This is the essay for the 26th week of the 9th Grade Tom Woods Homeschool. In this blog post, I will be answering two questions. 
The first one is, How does Thomas Aquinas argue for the existence of God based on the concepts of potentiality and actuality? 
The second one is, How did Thomas Aquinas derive two of God’s divine attributes?

Thomas Aquinas tries to prove the existence of God by using logic. He does this by using the principles of potentiality and actuality. Potentiality is the potential of something to do something. For example, a book has the potential to be open, a car has the potential to move. Actuality is when the potential of something is actualized. So when a book is open, it’s potential of being open has been actualized and when a car is moving, then its potential to move has been actualized. No potential can be actualized by itself, it has to be actualized by something else. No car can start itself or a book can open itself. What’s also important is the continued actualization of something. For a car to keep going the engine needs to stay on, if the engine goes off, then the movement stops. This is an essentially ordered series. What this means is that for the car’s potential to move to be actualized, the engine’s potential of being on also needs to be actualized, but the engine’s potential can only be actualized if the ignition is turned on and so on and so on. This series of potentiality and actuality keeps going until it reaches the first member in the series, which is the one that started the series. For the series to not keep going forever and ever, this first member needs to be pure actuality and have no potentiality. This means that the first member has no way to change and is also perfect. Aquinas argues that this first member is God.

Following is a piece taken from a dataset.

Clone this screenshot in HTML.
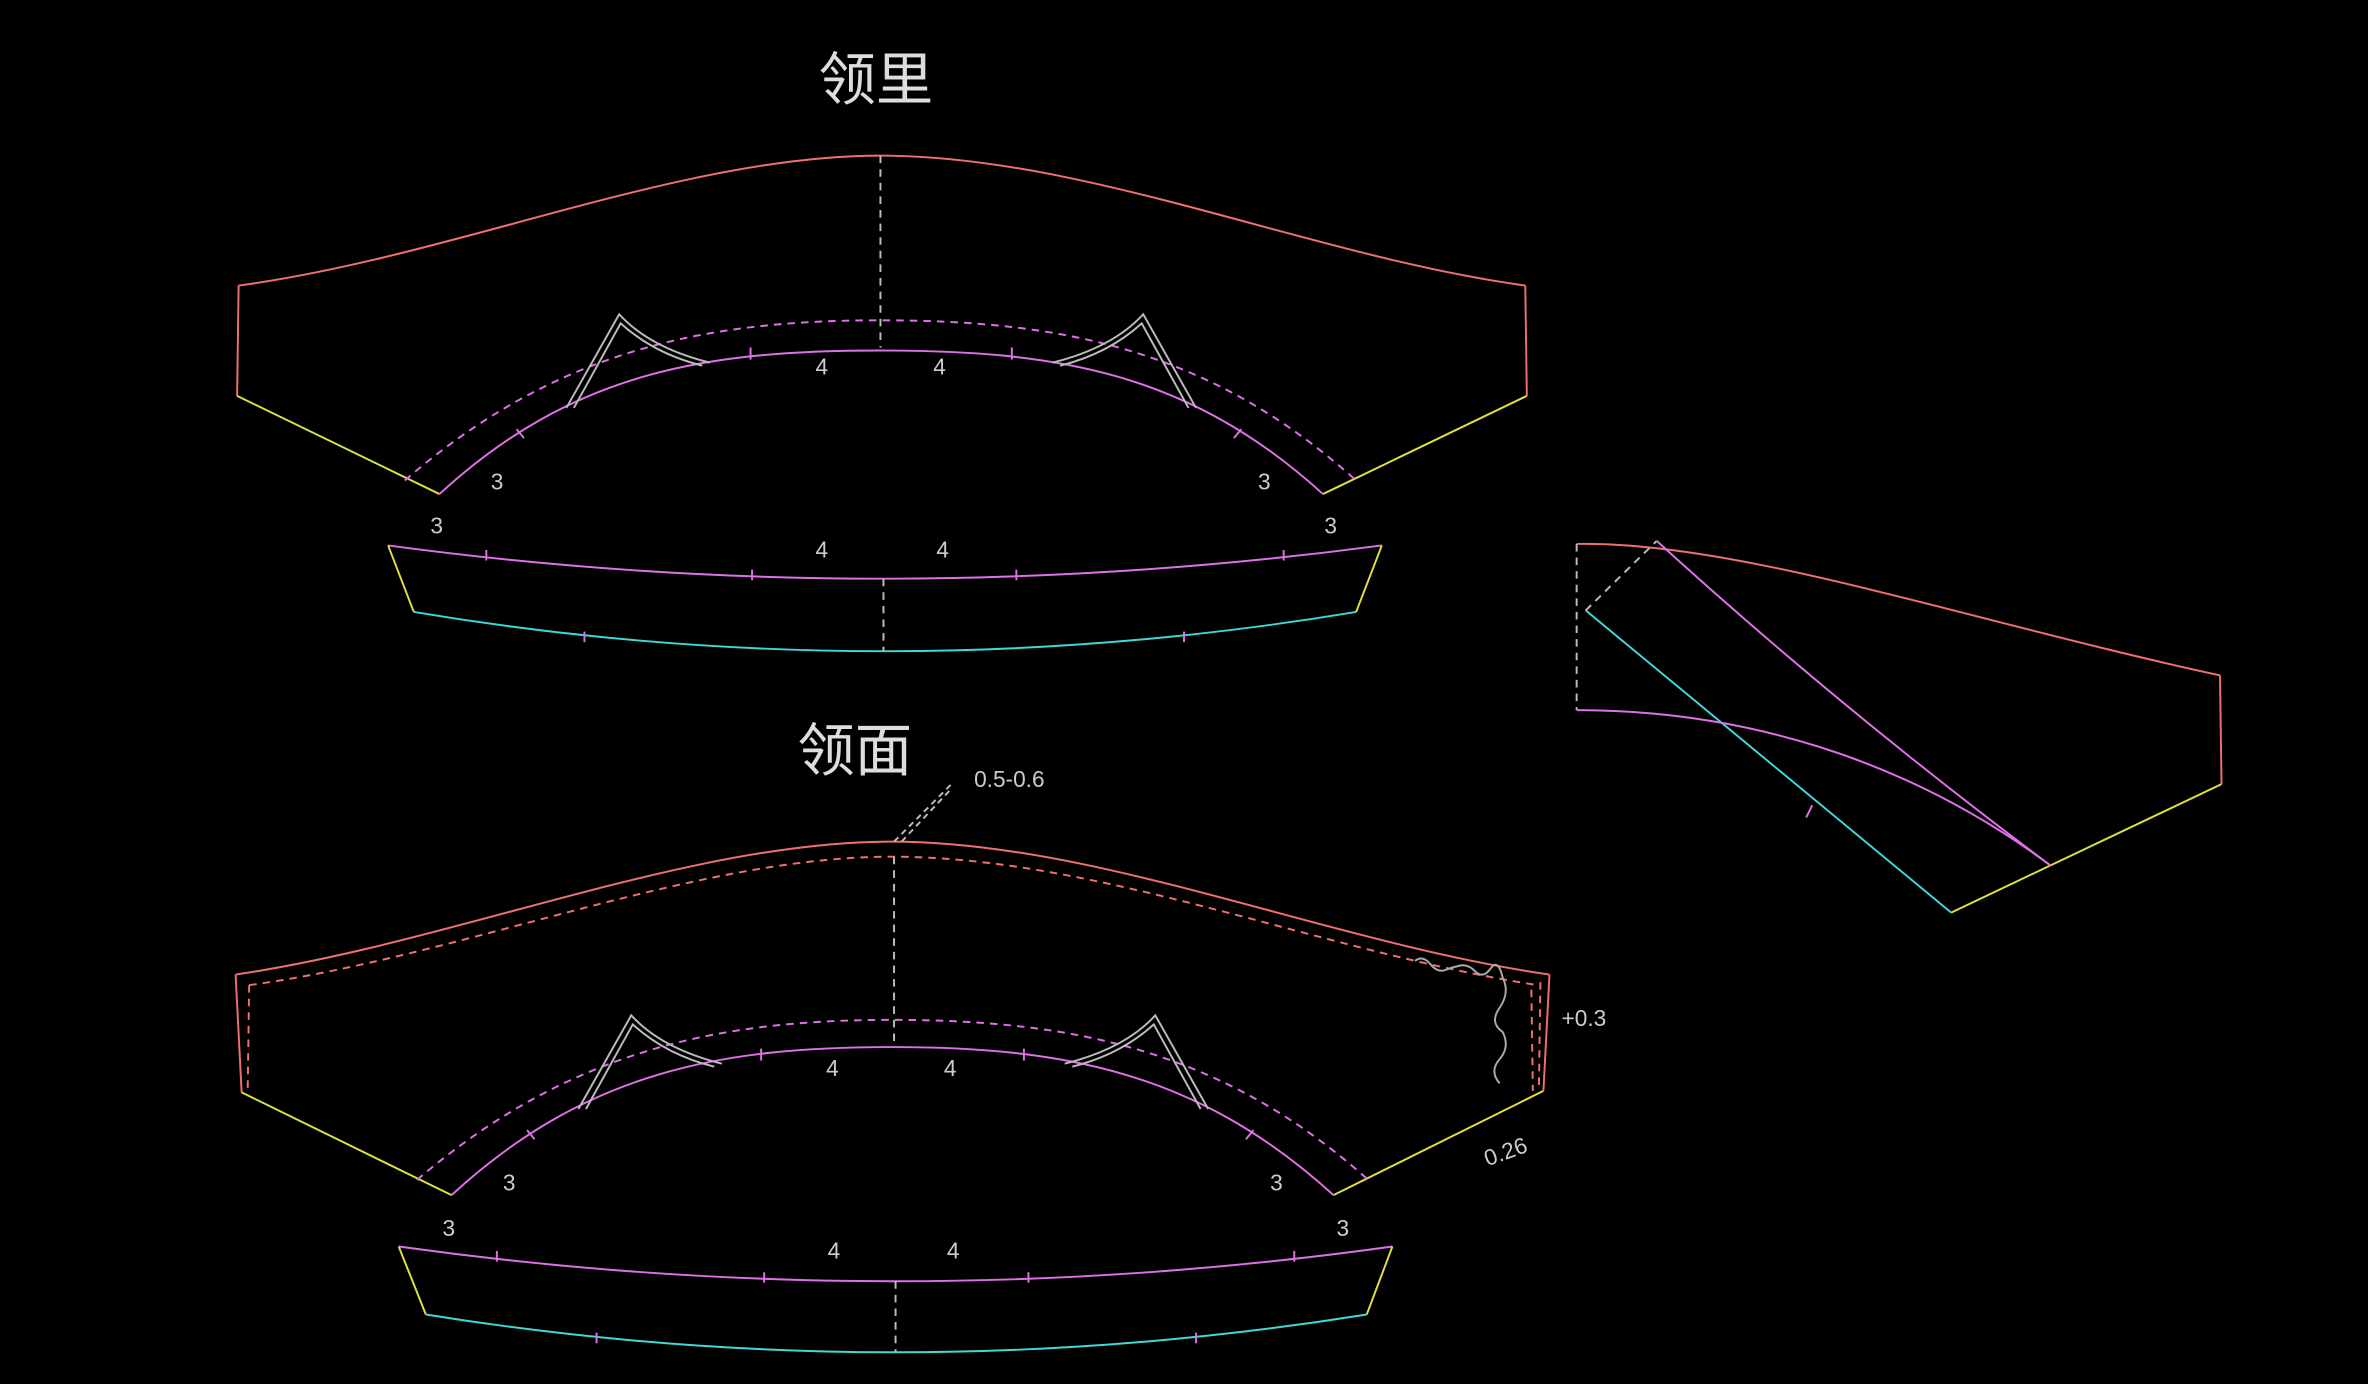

Using potentiality and actuality Aquinas also can derive God’s divine attributes. There are 8 divine attributes according to Aquinas and they are simplicity, perfection, goodness, infinity, ubiquity, immutability, eternity, and unity. I will only be covering two of these divine attributes, which are perfection and goodness. I already touched on why god is perfect, but I can now give a more in-depth explanation of why. The reason comes from the Aristotelian principle that something can’t give something else a feature that it doesn’t itself have. An oven can’t open a book because it can’t move. So for God to be the first member of an essentially ordered causal series he needs to possess all features, because he possesses all features God is perfect. The second divine attribute is goodness. What people might say in response to the fact that God possesses all features, is that he also possesses negative features like blindness, weakness, stupidity, etc. Aquinas argues that the negative features aren’t features. He says that they are privations, which are a lack of a feature. So blindness is a lack of sight, weakness is a lack of strength and stupidity is the lack of intelligence.